DATA LINES:
--- Begin ---
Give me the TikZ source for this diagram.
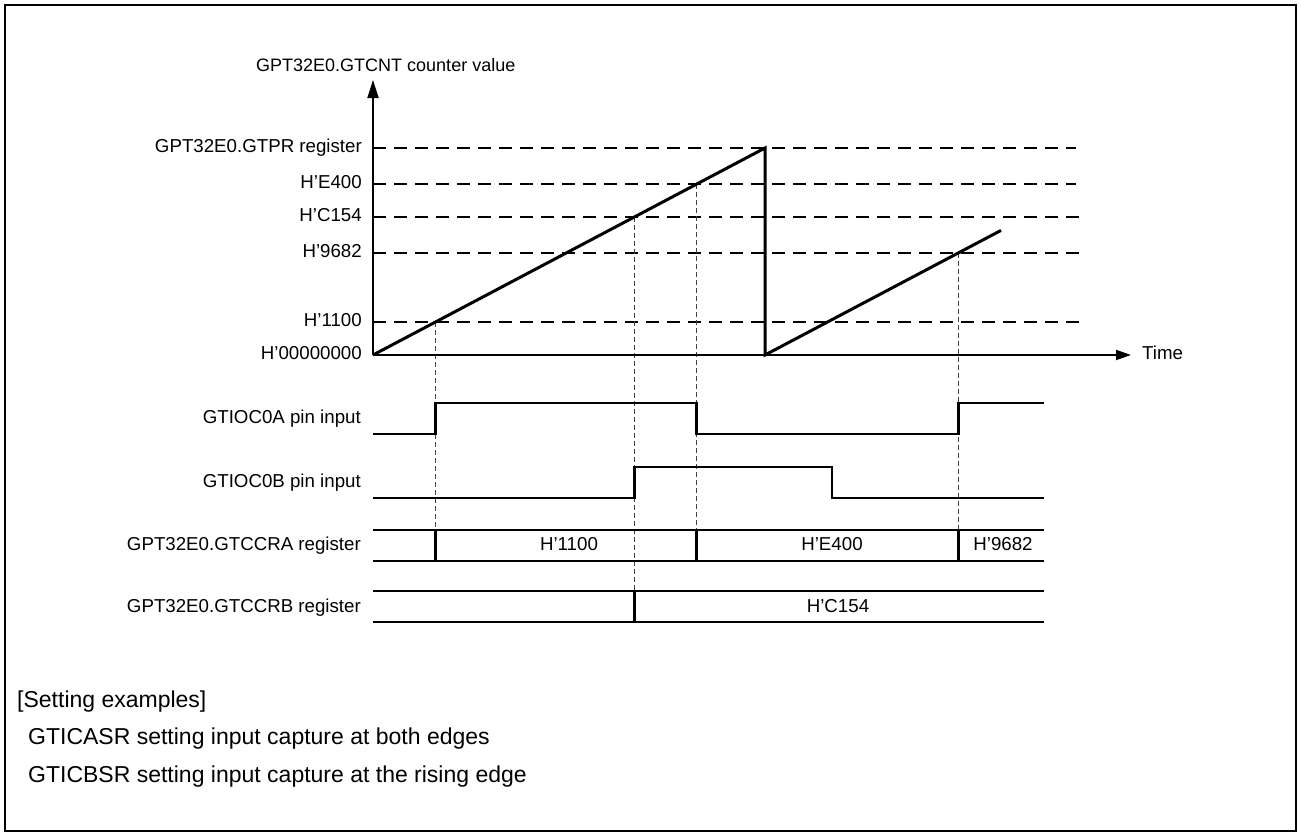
\documentclass[tikz,border=0pt]{standalone}
\usepackage{fontspec}
\setmainfont{Liberation Sans}
\usetikzlibrary{arrows.meta}
\begin{document}
\begin{tikzpicture}[x=1pt,y=-1pt,
  lbl/.style={font=\fontsize{18.7}{22}\selectfont, inner sep=0pt, text height=0.716em, text depth=0pt, yshift=-1pt},
  toplbl/.style={font=\fontsize{18}{21}\selectfont, inner sep=0pt, text height=0.716em, text depth=0pt},
  note/.style={font=\fontsize{23}{27}\selectfont, inner sep=0pt, text height=0.716em, text depth=0pt, anchor=west},
  frame/.style={line width=2.5pt},
  axis/.style={line width=1.8pt},
  ramp/.style={line width=3pt, line join=miter},
  wave/.style={line width=2.8pt, line join=miter},
  hdash/.style={line width=1.6pt, dash pattern=on 13pt off 8pt},
  vdash/.style={line width=1pt, dash pattern=on 5pt off 3pt, black!75},
  ]
\useasboundingbox (0,0) rectangle (1301,836);
\draw[frame] (5,5) rectangle (1296,831);

% key points of the counter
\coordinate (O) at (373,355);
\coordinate (P) at (765,148);
\coordinate (Q) at (765,355);
\coordinate (R) at (1001,230.4);
\coordinate (Ytop) at (373,80);
\coordinate (Xend) at (1131,355);

% level lines
\coordinate (Lpra) at (373,148);  \coordinate (Lprb) at (1076,148);
\coordinate (Lea)  at (373,184);  \coordinate (Leb)  at (1076,184);
\coordinate (Lca)  at (373,217);  \coordinate (Lcb)  at (1084,217);
\coordinate (Lna)  at (373,253);  \coordinate (Lnb)  at (1084,253);
\coordinate (Loa)  at (373,322);  \coordinate (Lob)  at (1084,322);

\coordinate (e1) at (intersection of O--P and Loa--Lob);
\coordinate (e2) at (intersection of O--P and Lca--Lcb);
\coordinate (e3) at (intersection of O--P and Lea--Leb);
\coordinate (e4) at (intersection of Q--R and Lna--Lnb);

% signal rows
\coordinate (Ahi) at (373,403); \coordinate (Alo) at (373,434);
\coordinate (Bhi) at (373,467); \coordinate (Blo) at (373,498);
\coordinate (CAt) at (373,530); \coordinate (CAb) at (373,561);
\coordinate (CBt) at (373,591); \coordinate (CBb) at (373,622);
\coordinate (Bfall) at (832,467);
\coordinate (Xr) at (1044,355);

% dashed level lines
\foreach \a/\b in {Lpra/Lprb,Lea/Leb,Lca/Lcb,Lna/Lnb,Loa/Lob}
  \draw[hdash] (\a) -- (\b);

% vertical dashed guides
\draw[vdash] (e1) -- (e1 |- CAt);
\draw[vdash] (e2) -- (e2 |- CBt);
\draw[vdash] (e3) -- (e3 |- CAt);
\draw[vdash] (e4) -- (e4 |- CAt);

% axes
\draw[axis,-{Triangle[length=18pt,width=11pt]}] (O) -- (Ytop);
\draw[axis,-{Triangle[length=15pt,width=10pt]}] (O) -- (Xend);

% sawtooth
\draw[ramp] (O) -- (P) -- (Q) -- (R);

% GTIOC0A
\draw[wave] (Alo) -- (e1 |- Alo) -- (e1 |- Ahi) -- (e3 |- Ahi) -- (e3 |- Alo)
  -- (e4 |- Alo) -- (e4 |- Ahi) -- (Xr |- Ahi);
% GTIOC0B
\draw[wave] (Blo) -- (e2 |- Blo) -- (e2 |- Bhi) -- (Bfall) -- (Bfall |- Blo) -- (Xr |- Blo);
% GTCCRA
\draw[wave] (CAt) -- (Xr |- CAt);
\draw[wave] (CAb) -- (Xr |- CAb);
\foreach \e in {e1,e3,e4} \draw[wave] (\e |- CAt) -- (\e |- CAb);
% GTCCRB
\draw[wave] (CBt) -- (Xr |- CBt);
\draw[wave] (CBb) -- (Xr |- CBb);
\draw[wave] (e2 |- CBt) -- (e2 |- CBb);

% labels
\node[toplbl, anchor=west] (ylab) at (256,68) {GPT32E0.GTCNT counter value};
\node[lbl, anchor=east] (lpr) at (362,148) {GPT32E0.GTPR register};
\node[lbl, anchor=east] (le) at (362,184) {H’E400};
\node[lbl, anchor=east] (lc) at (362,217) {H’C154};
\node[lbl, anchor=east] (ln) at (362,253) {H’9682};
\node[lbl, anchor=east] (lo) at (362,322) {H’1100};
\node[lbl, anchor=east] (lz) at (362,355) {H’00000000};
\node[lbl, anchor=west] (time) at (1142,355) {Time};

\node[lbl, anchor=east] (sa) at (361,419) {GTIOC0A pin input};
\node[lbl, anchor=east] (sb) at (361,483) {GTIOC0B pin input};
\node[lbl, anchor=east] (sca) at (361,546) {GPT32E0.GTCCRA register};
\node[lbl, anchor=east] (scb) at (361,608) {GPT32E0.GTCCRB register};

\node[lbl] (va) at (569,546) {H’1100};
\node[lbl] (vb) at (832,546) {H’E400};
\node[lbl] (vc) at (1003,546) {H’9682};
\node[lbl] (vd) at (838,608) {H’C154};

\node[note] (n1) at (17,704) {[Setting examples]};
\node[note] (n2) at (28,741) {GTICASR setting input capture at both edges};
\node[note] (n3) at (28,779) {GTICBSR setting input capture at the rising edge};
\end{tikzpicture}
\end{document}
--- End ---
AIM:
Without including any pictures, reproduce the listing exactly.

FINAL ANSWER:
Give me the TikZ source for this diagram.
\documentclass[tikz,border=0pt]{standalone}
\usepackage{fontspec}
\setmainfont{Liberation Sans}
\usetikzlibrary{arrows.meta}
\begin{document}
\begin{tikzpicture}[x=1pt,y=-1pt,
  lbl/.style={font=\fontsize{18.7}{22}\selectfont, inner sep=0pt, text height=0.716em, text depth=0pt, yshift=-1pt},
  toplbl/.style={font=\fontsize{18}{21}\selectfont, inner sep=0pt, text height=0.716em, text depth=0pt},
  note/.style={font=\fontsize{23}{27}\selectfont, inner sep=0pt, text height=0.716em, text depth=0pt, anchor=west},
  frame/.style={line width=2.5pt},
  axis/.style={line width=1.8pt},
  ramp/.style={line width=3pt, line join=miter},
  wave/.style={line width=2.8pt, line join=miter},
  hdash/.style={line width=1.6pt, dash pattern=on 13pt off 8pt},
  vdash/.style={line width=1pt, dash pattern=on 5pt off 3pt, black!75},
  ]
\useasboundingbox (0,0) rectangle (1301,836);
\draw[frame] (5,5) rectangle (1296,831);

% key points of the counter
\coordinate (O) at (373,355);
\coordinate (P) at (765,148);
\coordinate (Q) at (765,355);
\coordinate (R) at (1001,230.4);
\coordinate (Ytop) at (373,80);
\coordinate (Xend) at (1131,355);

% level lines
\coordinate (Lpra) at (373,148);  \coordinate (Lprb) at (1076,148);
\coordinate (Lea)  at (373,184);  \coordinate (Leb)  at (1076,184);
\coordinate (Lca)  at (373,217);  \coordinate (Lcb)  at (1084,217);
\coordinate (Lna)  at (373,253);  \coordinate (Lnb)  at (1084,253);
\coordinate (Loa)  at (373,322);  \coordinate (Lob)  at (1084,322);

\coordinate (e1) at (intersection of O--P and Loa--Lob);
\coordinate (e2) at (intersection of O--P and Lca--Lcb);
\coordinate (e3) at (intersection of O--P and Lea--Leb);
\coordinate (e4) at (intersection of Q--R and Lna--Lnb);

% signal rows
\coordinate (Ahi) at (373,403); \coordinate (Alo) at (373,434);
\coordinate (Bhi) at (373,467); \coordinate (Blo) at (373,498);
\coordinate (CAt) at (373,530); \coordinate (CAb) at (373,561);
\coordinate (CBt) at (373,591); \coordinate (CBb) at (373,622);
\coordinate (Bfall) at (832,467);
\coordinate (Xr) at (1044,355);

% dashed level lines
\foreach \a/\b in {Lpra/Lprb,Lea/Leb,Lca/Lcb,Lna/Lnb,Loa/Lob}
  \draw[hdash] (\a) -- (\b);

% vertical dashed guides
\draw[vdash] (e1) -- (e1 |- CAt);
\draw[vdash] (e2) -- (e2 |- CBt);
\draw[vdash] (e3) -- (e3 |- CAt);
\draw[vdash] (e4) -- (e4 |- CAt);

% axes
\draw[axis,-{Triangle[length=18pt,width=11pt]}] (O) -- (Ytop);
\draw[axis,-{Triangle[length=15pt,width=10pt]}] (O) -- (Xend);

% sawtooth
\draw[ramp] (O) -- (P) -- (Q) -- (R);

% GTIOC0A
\draw[wave] (Alo) -- (e1 |- Alo) -- (e1 |- Ahi) -- (e3 |- Ahi) -- (e3 |- Alo)
  -- (e4 |- Alo) -- (e4 |- Ahi) -- (Xr |- Ahi);
% GTIOC0B
\draw[wave] (Blo) -- (e2 |- Blo) -- (e2 |- Bhi) -- (Bfall) -- (Bfall |- Blo) -- (Xr |- Blo);
% GTCCRA
\draw[wave] (CAt) -- (Xr |- CAt);
\draw[wave] (CAb) -- (Xr |- CAb);
\foreach \e in {e1,e3,e4} \draw[wave] (\e |- CAt) -- (\e |- CAb);
% GTCCRB
\draw[wave] (CBt) -- (Xr |- CBt);
\draw[wave] (CBb) -- (Xr |- CBb);
\draw[wave] (e2 |- CBt) -- (e2 |- CBb);

% labels
\node[toplbl, anchor=west] (ylab) at (256,68) {GPT32E0.GTCNT counter value};
\node[lbl, anchor=east] (lpr) at (362,148) {GPT32E0.GTPR register};
\node[lbl, anchor=east] (le) at (362,184) {H’E400};
\node[lbl, anchor=east] (lc) at (362,217) {H’C154};
\node[lbl, anchor=east] (ln) at (362,253) {H’9682};
\node[lbl, anchor=east] (lo) at (362,322) {H’1100};
\node[lbl, anchor=east] (lz) at (362,355) {H’00000000};
\node[lbl, anchor=west] (time) at (1142,355) {Time};

\node[lbl, anchor=east] (sa) at (361,419) {GTIOC0A pin input};
\node[lbl, anchor=east] (sb) at (361,483) {GTIOC0B pin input};
\node[lbl, anchor=east] (sca) at (361,546) {GPT32E0.GTCCRA register};
\node[lbl, anchor=east] (scb) at (361,608) {GPT32E0.GTCCRB register};

\node[lbl] (va) at (569,546) {H’1100};
\node[lbl] (vb) at (832,546) {H’E400};
\node[lbl] (vc) at (1003,546) {H’9682};
\node[lbl] (vd) at (838,608) {H’C154};

\node[note] (n1) at (17,704) {[Setting examples]};
\node[note] (n2) at (28,741) {GTICASR setting input capture at both edges};
\node[note] (n3) at (28,779) {GTICBSR setting input capture at the rising edge};
\end{tikzpicture}
\end{document}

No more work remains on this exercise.